There are startups today that have the technology to do this. Some rely on machine learning (including deep learning) to pre-build models that are then used to classify text based. Others build topic/concept models "realtime" based on the content you pass it. And others still rely on a linguistics approach (admittedly, not many recent companies take this approach for various reasons). One even has a tool that will let you search Google in a somewhat similar fashion to what I described. However, most are still looking for funding and some have been pulled away to focus on customer feedback/BI rather then the semantic web. Also, it can be difficult to start such a company given the amount of resources it needs to get going. Very difficult to bootstrap.
I think it mainly didn't catch on because it meant that you had to manually add a lot of markup to make your site (machine-readably) "semantic". Nobody was willing to make that effort.

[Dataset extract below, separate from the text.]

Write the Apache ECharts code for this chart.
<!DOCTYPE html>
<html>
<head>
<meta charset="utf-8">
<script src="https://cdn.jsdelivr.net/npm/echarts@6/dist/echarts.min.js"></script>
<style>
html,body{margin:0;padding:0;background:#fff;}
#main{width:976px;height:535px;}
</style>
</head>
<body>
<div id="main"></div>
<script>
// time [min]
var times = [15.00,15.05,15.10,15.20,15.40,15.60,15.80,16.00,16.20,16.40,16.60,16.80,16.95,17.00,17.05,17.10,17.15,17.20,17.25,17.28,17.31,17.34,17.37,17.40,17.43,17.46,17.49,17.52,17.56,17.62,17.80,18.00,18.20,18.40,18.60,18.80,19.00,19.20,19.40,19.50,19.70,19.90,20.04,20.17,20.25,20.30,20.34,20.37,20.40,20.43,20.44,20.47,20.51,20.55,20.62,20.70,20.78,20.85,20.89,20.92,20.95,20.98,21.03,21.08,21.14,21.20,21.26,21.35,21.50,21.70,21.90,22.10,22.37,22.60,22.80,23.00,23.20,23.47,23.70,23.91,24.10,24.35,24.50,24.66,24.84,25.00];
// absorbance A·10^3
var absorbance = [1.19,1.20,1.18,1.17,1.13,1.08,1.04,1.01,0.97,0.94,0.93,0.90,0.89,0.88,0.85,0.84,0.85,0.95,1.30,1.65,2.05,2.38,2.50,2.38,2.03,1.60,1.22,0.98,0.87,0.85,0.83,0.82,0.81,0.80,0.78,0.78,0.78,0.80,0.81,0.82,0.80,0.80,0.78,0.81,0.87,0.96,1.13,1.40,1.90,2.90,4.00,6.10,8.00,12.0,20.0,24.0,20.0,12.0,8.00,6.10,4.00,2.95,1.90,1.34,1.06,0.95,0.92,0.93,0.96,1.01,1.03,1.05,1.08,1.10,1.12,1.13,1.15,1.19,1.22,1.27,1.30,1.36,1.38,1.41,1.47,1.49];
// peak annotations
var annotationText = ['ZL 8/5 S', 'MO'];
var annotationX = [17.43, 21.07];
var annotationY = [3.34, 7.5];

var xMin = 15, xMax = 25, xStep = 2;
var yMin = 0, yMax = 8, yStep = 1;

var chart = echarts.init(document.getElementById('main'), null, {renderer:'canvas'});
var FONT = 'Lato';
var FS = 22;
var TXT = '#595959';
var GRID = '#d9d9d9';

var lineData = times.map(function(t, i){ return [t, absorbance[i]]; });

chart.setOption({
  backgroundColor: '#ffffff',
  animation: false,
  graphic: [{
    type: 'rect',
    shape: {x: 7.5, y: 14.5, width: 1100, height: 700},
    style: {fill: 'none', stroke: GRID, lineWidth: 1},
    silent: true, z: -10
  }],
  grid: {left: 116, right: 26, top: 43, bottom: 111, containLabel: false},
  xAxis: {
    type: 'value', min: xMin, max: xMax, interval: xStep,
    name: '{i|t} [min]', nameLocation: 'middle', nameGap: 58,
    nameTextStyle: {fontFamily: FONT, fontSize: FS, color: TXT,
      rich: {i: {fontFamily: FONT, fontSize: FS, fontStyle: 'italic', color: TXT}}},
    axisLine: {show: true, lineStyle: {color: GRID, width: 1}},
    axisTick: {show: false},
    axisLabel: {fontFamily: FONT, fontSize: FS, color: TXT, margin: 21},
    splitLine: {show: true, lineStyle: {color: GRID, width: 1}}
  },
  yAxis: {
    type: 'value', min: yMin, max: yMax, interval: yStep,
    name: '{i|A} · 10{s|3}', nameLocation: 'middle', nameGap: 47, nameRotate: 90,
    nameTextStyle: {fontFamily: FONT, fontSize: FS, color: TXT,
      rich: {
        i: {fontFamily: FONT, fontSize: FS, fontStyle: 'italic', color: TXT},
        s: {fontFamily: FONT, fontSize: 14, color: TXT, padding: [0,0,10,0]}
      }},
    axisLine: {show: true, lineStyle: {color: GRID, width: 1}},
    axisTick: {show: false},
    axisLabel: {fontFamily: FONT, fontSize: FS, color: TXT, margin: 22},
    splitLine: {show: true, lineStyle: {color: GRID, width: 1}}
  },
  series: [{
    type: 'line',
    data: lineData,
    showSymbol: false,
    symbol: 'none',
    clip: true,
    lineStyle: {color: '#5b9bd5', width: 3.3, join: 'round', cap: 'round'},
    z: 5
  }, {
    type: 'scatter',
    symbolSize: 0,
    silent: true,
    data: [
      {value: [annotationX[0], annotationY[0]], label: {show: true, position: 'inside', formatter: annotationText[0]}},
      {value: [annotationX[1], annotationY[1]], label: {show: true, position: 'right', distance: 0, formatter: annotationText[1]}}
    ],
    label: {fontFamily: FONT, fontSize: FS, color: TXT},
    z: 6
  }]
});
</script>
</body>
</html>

Things have changed now that web sites are usually generated, having a separation of HTML templates and database/structured content. This makes it easier to make the structure you have in your backend available to the browser, e.g. using schema.org annotations or others. IMDB has metadata using the Open Graph Protocol (http://ogp.me/), Github also (plus some others).
Unfortunately, many sites don't do it that way yet, possibly because they are more interested in people looking at their ads than in making their content useful.
In any case, I don't think the semantic web is dead, even though many years ago I did think it was born dead (due to the manual effort needed).